Mais certains vont plus loin encore en créant des cocktails avec des vins ou alcools qui n’ont rien d’amer. Comme par exemple l’Institut des Vins du Douro et de Porto qui a créé un cocktail à base de porto rosé baptisé « Spritz de porto » !
Alors, peut-on parler de trahison ou de n’importe quoi ?
Eh bien, en fait non, pas stricto sensu si l’on s’intéresse à ce que que signifie exactement le terme « spritz ». Je vous raconte l’histoire ?

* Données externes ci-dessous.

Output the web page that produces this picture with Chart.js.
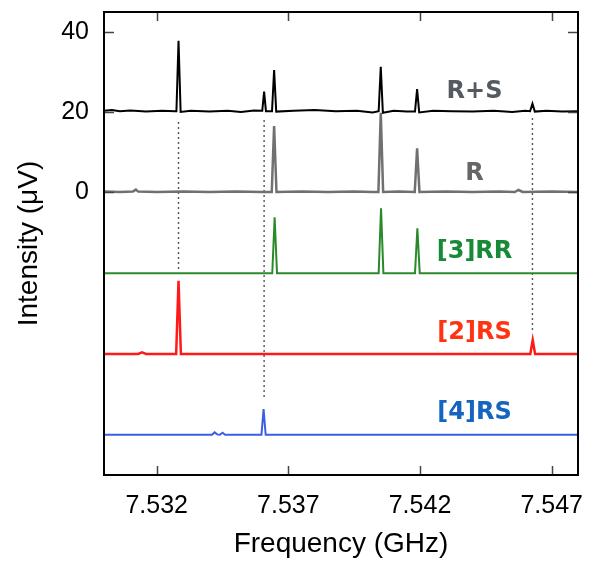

Au XIXe siècle, les Autrichiens avaient des vues sur Venise, ville à la position stratégique qu’ils tentèrent d’investir à plusieurs reprises. Or, quand les soldats autrichiens s’arrêtaient boire dans les tavernes, ils étaient rebutés par le taux d’alcool du vin. Ils prirent alors l’habitude de demander que l’on « asperge » ces vins d’eau. Et c’est de ce geste — spritzen en allemand — qu’est né le spritz, alors composé de vin blanc et d’eau gazeuse. Cet usage est d’ailleurs toujours pérenne à Trieste, avec du vin rouge ou du vin blanc, de même qu’en Europe centrale, dans les pays ayant connu la domination autrichienne (Roumanie, Moldavie, Hongrie) pour le vin blanc, comme nous l’apprend Wikipédia.
Quant au cocktail spritz, il est apparu au début du XXe siècle, avec la naissance des amers à base de racines et d’écorces d’agrumes mais aussi de l’eau de Seltz.